Technologie bleibt dabei Mittel zum Zweck. Entscheidend sind nicht die Tools, sondern die Regeln, nach denen sie eingesetzt werden. Es braucht offene Standards, klare Governance-Modelle und die Bereitschaft, Fehler zuzulassen und aus ihnen zu lernen. Die digitale Commons-Kultur ist kein Selbstläufer, sondern ein fortwährender Aushandlungsprozess. Wer sich darauf einlässt, wird nicht immer gewinnen – aber immer lernen.

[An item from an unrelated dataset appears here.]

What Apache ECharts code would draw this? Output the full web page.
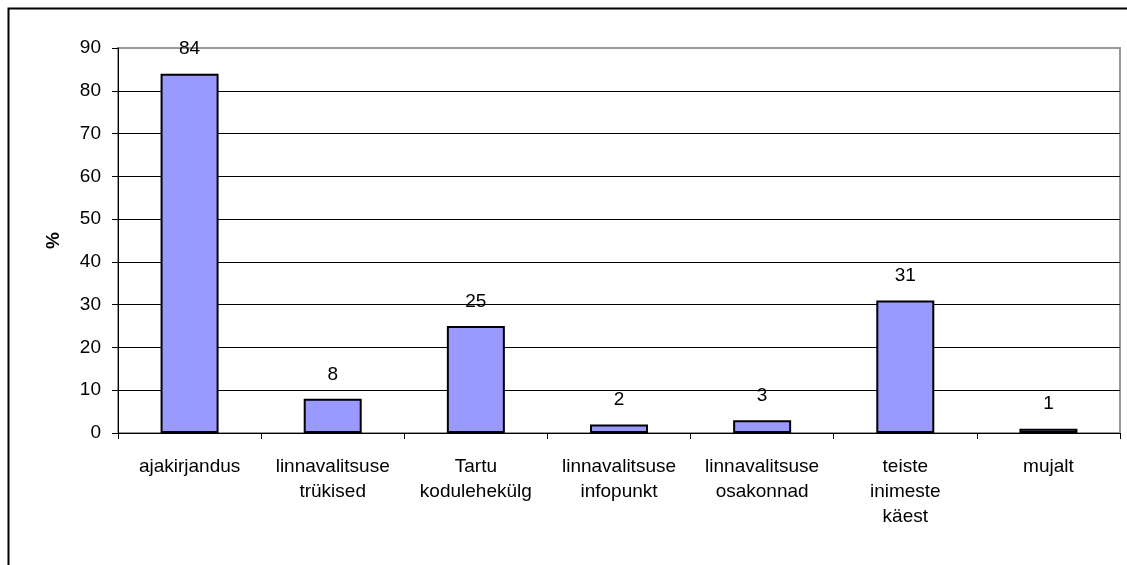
<!DOCTYPE html>
<html>
<head>
<meta charset="utf-8">
<script src="https://cdn.jsdelivr.net/npm/echarts@6/dist/echarts.min.js"></script>
<style>
html,body{margin:0;padding:0;background:#fff;}
#c{width:1127px;height:565px;}
</style>
</head>
<body>
<div id="c"></div>
<script>
const categories = ['ajakirjandus', 'linnavalitsuse\ntrükised', 'Tartu\nkodulehekülg', 'linnavalitsuse\ninfopunkt', 'linnavalitsuse\nosakonnad', 'teiste\ninimeste\nkäest', 'mujalt'];
const values = [84, 8, 25, 2, 3, 31, 1];
const yTicks = { min: 0, max: 90, interval: 10 };
const yName = '%';

const chart = echarts.init(document.getElementById('c'), null, { renderer: 'canvas' });
const font = 'Liberation Sans, Arial, sans-serif';
chart.setOption({
  animation: false,
  backgroundColor: '#fff',
  graphic: [{
    type: 'rect',
    shape: { x: 8.5, y: 8.5, width: 1140, height: 600 },
    style: { fill: null, stroke: '#000', lineWidth: 2 },
    silent: true
  }],
  grid: {
    left: 118, right: 7, top: 48, bottom: 132,
    show: true, borderColor: '#999', borderWidth: 2, backgroundColor: 'transparent'
  },
  xAxis: {
    type: 'category',
    data: categories,
    boundaryGap: true,
    axisLine: { lineStyle: { color: '#000', width: 1 } },
    axisTick: { show: true, alignWithLabel: false, length: 6, lineStyle: { color: '#000' } },
    axisLabel: { color: '#000', fontSize: 19, fontFamily: font, margin: 21, lineHeight: 25, interval: 0 }
  },
  yAxis: {
    type: 'value',
    min: yTicks.min, max: yTicks.max, interval: yTicks.interval,
    name: yName,
    nameLocation: 'middle',
    nameGap: 55,
    nameRotate: 90,
    nameTextStyle: { color: '#000', fontSize: 19, fontWeight: 'bold', fontFamily: font },
    axisLine: { show: true, lineStyle: { color: '#000', width: 1 } },
    axisTick: { show: true, length: 6, lineStyle: { color: '#000' } },
    axisLabel: { color: '#000', fontSize: 19, fontFamily: font, margin: 17 },
    splitLine: { show: true, showMaxLine: false, lineStyle: { color: '#000', width: 1 } }
  },
  series: [{
    type: 'bar',
    data: values,
    barWidth: 58,
    itemStyle: { color: '#9999ff', borderColor: '#000', borderWidth: 2 },
    label: { show: true, position: 'top', distance: 15, color: '#000', fontSize: 19, fontFamily: font }
  }]
});
</script>
</body>
</html>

Und schließlich: Die Zukunft der Stadt ist offen. Sie gehört nicht den Tech-Konzernen, nicht den Behörden, nicht den Stararchitekten. Sie gehört denen, die bereit sind, Verantwortung zu übernehmen – gemeinsam, kollaborativ, digital. Die Bauaufgabe der Zukunft heißt nicht mehr „mein Projekt“, sondern „unser System“. Wer das versteht, wird nicht nur bauen, sondern Stadt machen – für alle.

Fazit: Die kollektive Infrastruktur ist die neue Architektur

Digitale Commons sind mehr als ein Schlagwort, sie sind eine Revolution im Denken über Stadt, Infrastruktur und Architektur. Wer sie als Bauaufgabe begreift, muss technische, soziale und ethische Herausforderungen meistern – und sich auf ein permanentes Experiment einlassen. Deutschland, Österreich und die Schweiz stehen am Anfang dieses Weges, die internationale Szene gibt die Richtung vor. Die Zukunft der Stadt ist kollektiv, digital und offen. Wer jetzt nicht mitmacht, wird von der Realität überholt. Die Bauaufgabe der nächsten Dekade ist klar: Infrastruktur als Commons – gebaut, geteilt, gestaltet von allen, für alle.